§ Stated goal
Could you repeat, exactly as they stand, the lines between the one with "Write the D3.js code for this chart." and the one with "const y = d3.scaleLinear().domain([0, 35]).range([269, 7]);", inclusive, minus the pictures?
═════ Records for this exercise ═════
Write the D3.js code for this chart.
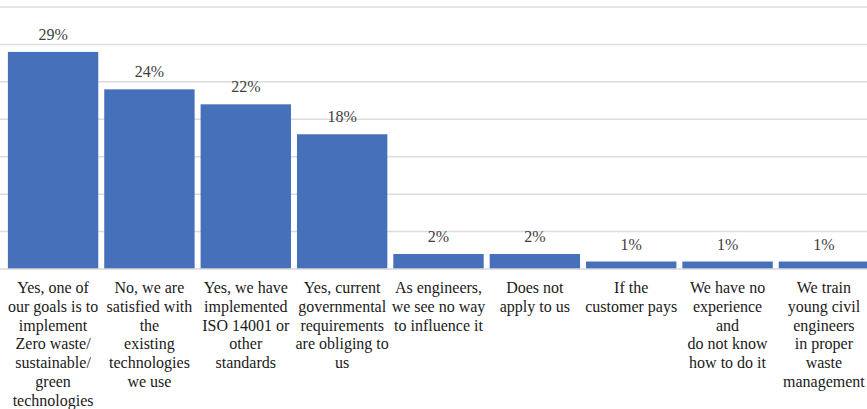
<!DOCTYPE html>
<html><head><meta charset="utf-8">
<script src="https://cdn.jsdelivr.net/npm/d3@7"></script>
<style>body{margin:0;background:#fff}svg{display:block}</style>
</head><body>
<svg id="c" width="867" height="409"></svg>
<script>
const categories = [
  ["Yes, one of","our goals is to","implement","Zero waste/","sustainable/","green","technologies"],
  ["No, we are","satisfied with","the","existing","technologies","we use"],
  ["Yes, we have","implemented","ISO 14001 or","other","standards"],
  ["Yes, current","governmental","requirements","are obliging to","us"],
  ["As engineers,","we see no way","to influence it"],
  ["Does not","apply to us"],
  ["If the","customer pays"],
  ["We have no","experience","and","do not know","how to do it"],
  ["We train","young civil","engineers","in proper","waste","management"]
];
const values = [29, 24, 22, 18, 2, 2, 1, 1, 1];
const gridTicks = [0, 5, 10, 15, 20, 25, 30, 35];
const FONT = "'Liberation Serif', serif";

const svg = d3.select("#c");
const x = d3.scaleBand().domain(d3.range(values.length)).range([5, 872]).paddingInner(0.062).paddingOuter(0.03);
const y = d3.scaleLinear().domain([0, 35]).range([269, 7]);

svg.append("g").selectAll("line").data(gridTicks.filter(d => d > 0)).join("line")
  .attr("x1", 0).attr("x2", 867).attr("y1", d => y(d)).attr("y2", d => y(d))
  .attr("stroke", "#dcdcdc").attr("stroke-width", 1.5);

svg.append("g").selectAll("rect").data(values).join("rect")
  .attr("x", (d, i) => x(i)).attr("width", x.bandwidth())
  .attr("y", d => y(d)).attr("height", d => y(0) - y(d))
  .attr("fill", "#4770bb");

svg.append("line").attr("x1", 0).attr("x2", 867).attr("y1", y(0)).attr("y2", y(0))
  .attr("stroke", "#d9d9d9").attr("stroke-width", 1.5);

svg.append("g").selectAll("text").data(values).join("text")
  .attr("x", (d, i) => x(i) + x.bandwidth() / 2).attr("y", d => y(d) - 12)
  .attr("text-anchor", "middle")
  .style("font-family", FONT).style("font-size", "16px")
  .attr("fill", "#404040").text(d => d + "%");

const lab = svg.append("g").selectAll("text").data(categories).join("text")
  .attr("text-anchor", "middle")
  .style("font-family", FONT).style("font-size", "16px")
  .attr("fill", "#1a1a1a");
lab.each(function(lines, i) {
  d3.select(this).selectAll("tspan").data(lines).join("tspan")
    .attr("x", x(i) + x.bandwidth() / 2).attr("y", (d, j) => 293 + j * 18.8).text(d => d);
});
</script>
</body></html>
═════
═════ Records for this exercise ═════
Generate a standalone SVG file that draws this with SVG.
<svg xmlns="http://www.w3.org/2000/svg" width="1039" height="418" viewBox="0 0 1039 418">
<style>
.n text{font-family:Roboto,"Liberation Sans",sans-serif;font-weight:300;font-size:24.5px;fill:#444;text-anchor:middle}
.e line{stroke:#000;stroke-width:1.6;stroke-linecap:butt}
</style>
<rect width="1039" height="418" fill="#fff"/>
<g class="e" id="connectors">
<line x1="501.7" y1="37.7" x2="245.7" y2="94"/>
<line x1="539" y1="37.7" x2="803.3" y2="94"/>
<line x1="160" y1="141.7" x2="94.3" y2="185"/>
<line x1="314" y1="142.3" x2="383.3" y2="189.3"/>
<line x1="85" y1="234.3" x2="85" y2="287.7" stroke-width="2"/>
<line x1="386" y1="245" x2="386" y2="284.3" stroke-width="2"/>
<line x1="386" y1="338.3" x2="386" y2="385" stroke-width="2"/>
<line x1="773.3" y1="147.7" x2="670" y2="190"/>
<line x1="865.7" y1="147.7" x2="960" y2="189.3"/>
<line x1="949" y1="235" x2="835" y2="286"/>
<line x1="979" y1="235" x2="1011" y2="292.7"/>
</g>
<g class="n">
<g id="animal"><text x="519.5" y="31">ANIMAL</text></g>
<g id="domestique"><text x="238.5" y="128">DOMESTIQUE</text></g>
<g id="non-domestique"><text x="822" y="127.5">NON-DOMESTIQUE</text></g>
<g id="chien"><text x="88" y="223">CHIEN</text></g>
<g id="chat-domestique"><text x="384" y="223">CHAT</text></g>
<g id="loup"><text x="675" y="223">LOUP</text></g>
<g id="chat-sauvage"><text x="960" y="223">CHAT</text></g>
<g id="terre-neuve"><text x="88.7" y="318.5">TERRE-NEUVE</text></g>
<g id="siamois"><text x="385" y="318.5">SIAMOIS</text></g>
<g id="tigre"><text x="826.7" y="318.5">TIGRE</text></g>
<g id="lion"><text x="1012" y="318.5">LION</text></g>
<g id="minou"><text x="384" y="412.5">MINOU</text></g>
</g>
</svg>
═════
§ Response below
Write the D3.js code for this chart.
<!DOCTYPE html>
<html><head><meta charset="utf-8">
<script src="https://cdn.jsdelivr.net/npm/d3@7"></script>
<style>body{margin:0;background:#fff}svg{display:block}</style>
</head><body>
<svg id="c" width="867" height="409"></svg>
<script>
const categories = [
  ["Yes, one of","our goals is to","implement","Zero waste/","sustainable/","green","technologies"],
  ["No, we are","satisfied with","the","existing","technologies","we use"],
  ["Yes, we have","implemented","ISO 14001 or","other","standards"],
  ["Yes, current","governmental","requirements","are obliging to","us"],
  ["As engineers,","we see no way","to influence it"],
  ["Does not","apply to us"],
  ["If the","customer pays"],
  ["We have no","experience","and","do not know","how to do it"],
  ["We train","young civil","engineers","in proper","waste","management"]
];
const values = [29, 24, 22, 18, 2, 2, 1, 1, 1];
const gridTicks = [0, 5, 10, 15, 20, 25, 30, 35];
const FONT = "'Liberation Serif', serif";

const svg = d3.select("#c");
const x = d3.scaleBand().domain(d3.range(values.length)).range([5, 872]).paddingInner(0.062).paddingOuter(0.03);
const y = d3.scaleLinear().domain([0, 35]).range([269, 7]);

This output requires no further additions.